I’m facing this problem myself as I try to get my Loremaster in The Lord of the Rings Online to finish up some of the Book I epic quests. With Book II nearly completed and my play times so erratic, it makes doing so enormnously complicated. My guild is great and if I made an appointment, I’m sure they would help me out, but how many of those can you miss before they won’t trust you any more. That’s why I won’t do it.

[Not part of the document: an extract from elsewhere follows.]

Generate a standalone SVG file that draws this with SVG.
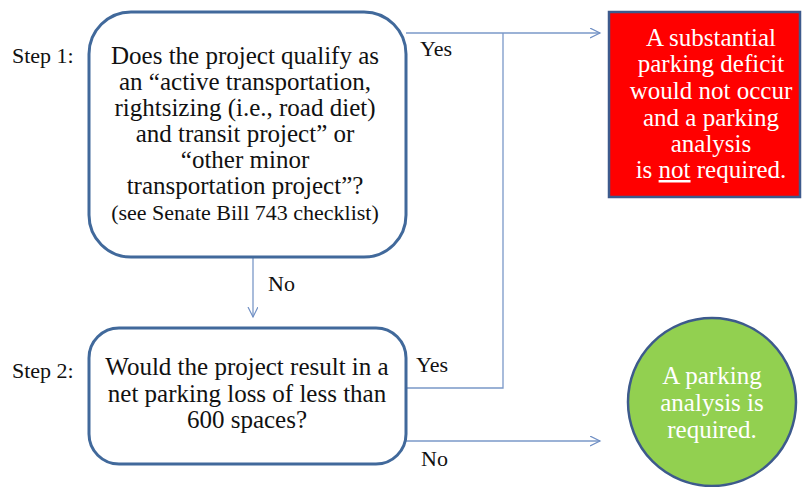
<svg xmlns="http://www.w3.org/2000/svg" width="802" height="487" viewBox="0 0 802 487">
<defs>
<marker id="arr" markerWidth="12" markerHeight="12" refX="10" refY="5" orient="auto" markerUnits="userSpaceOnUse">
<path d="M0,0 L10,5 L0,10" fill="none" stroke="#6f8fc4" stroke-width="1.2"/>
</marker>
<style>
text{font-family:"Liberation Serif","Times New Roman",serif;font-size:22px;fill:#111;}
.n{font-size:25px;}
.c{text-anchor:middle;}
.w{fill:#fff;}
.sm{font-size:22px;}
.box{fill:#fff;stroke:#41699b;stroke-width:3;}
.con{fill:none;stroke:#7a98c8;stroke-width:1.3;}
</style>
</defs>
<rect width="802" height="487" fill="#fff"/>
<g id="connectors">
<path class="con" d="M406,33 H600" marker-end="url(#arr)"/>
<path class="con" d="M503,33 V388 H406"/>
<path class="con" d="M406,441 H600" marker-end="url(#arr)"/>
<path class="con" d="M253,258 V317" marker-end="url(#arr)"/>
</g>
<g id="labels">
<text x="12" y="63">Step 1:</text>
<text x="12" y="378">Step 2:</text>
<text x="420" y="56">Yes</text>
<text x="416" y="372">Yes</text>
<text x="268" y="291">No</text>
<text x="421" y="466">No</text>
</g>
<g id="step1">
<rect class="box" x="89" y="12" width="317" height="245" rx="42"/>
<text class="c n" x="245" y="64">Does the project qualify as</text>
<text class="c n" x="245" y="90">an “active transportation,</text>
<text class="c n" x="245" y="116">rightsizing  (i.e., road diet)</text>
<text class="c n" x="245" y="142">and transit project” or</text>
<text class="c n" x="245" y="168">“other minor</text>
<text class="c n" x="245" y="194">transportation project”?</text>
<text class="c sm" x="245" y="220">(see Senate Bill 743 checklist)</text>
</g>
<g id="step2">
<rect class="box" x="89" y="328" width="317" height="136" rx="30"/>
<text class="c n" x="247" y="375">Would the project result in a</text>
<text class="c n" x="247" y="402">net parking loss of less than</text>
<text class="c n" x="247" y="428">600 spaces?</text>
</g>
<g id="no-analysis">
<rect x="609" y="12" width="191" height="185" fill="#ff0000" stroke="#3d5a8c" stroke-width="2.5"/>
<text class="c w n" x="711" y="46">A substantial</text>
<text class="c w n" x="711" y="72">parking deficit</text>
<text class="c w n" x="711" y="99">would not occur</text>
<text class="c w n" x="711" y="126">and a parking</text>
<text class="c w n" x="711" y="152">analysis</text>
<text class="c w n" x="711" y="178">is <tspan text-decoration="underline">not</tspan> required.</text>
</g>
<g id="analysis">
<circle cx="712" cy="402" r="84" fill="#92d050" stroke="#3d5a8c" stroke-width="2.5"/>
<text class="c w n" x="712" y="384">A parking</text>
<text class="c w n" x="712" y="411">analysis is</text>
<text class="c w n" x="712" y="438">required.</text>
</g>
</svg>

From a business perspective though, it becomes even more problematic. It makes it ever more unlikely that once a player leaves, they’ll be able to come back. The longer the time between log-ins, the more catch-up the player has to do and the less likely they’ll be able to do it because of a lack of players at their level. World of Warcraft drives me crazy because of this. I loved the original game and it continually frustrates me how they basically abandon old content. I’d like to believe that this Onyxia re-vamp represents then perhaps re-visiting some this old stuff, but I doubt it. It seems like a promotional gimmick more than anything else. What I’d love to see is companies gradually lower the difficulty on old content until after a certain period of time, they become solo-able (with a commensurate drop in loot, of course). That would allow the entire player base to eventually experience all the content the game has to offer without alienting hard-core raiders.
Is this a problem that can be solved? Is this even a problem at all? I’ve heard MMO gaming likened to being on a bowling team. If you can’t make the time committment, don’t play. That does hurt considering how much I love this type of game, though.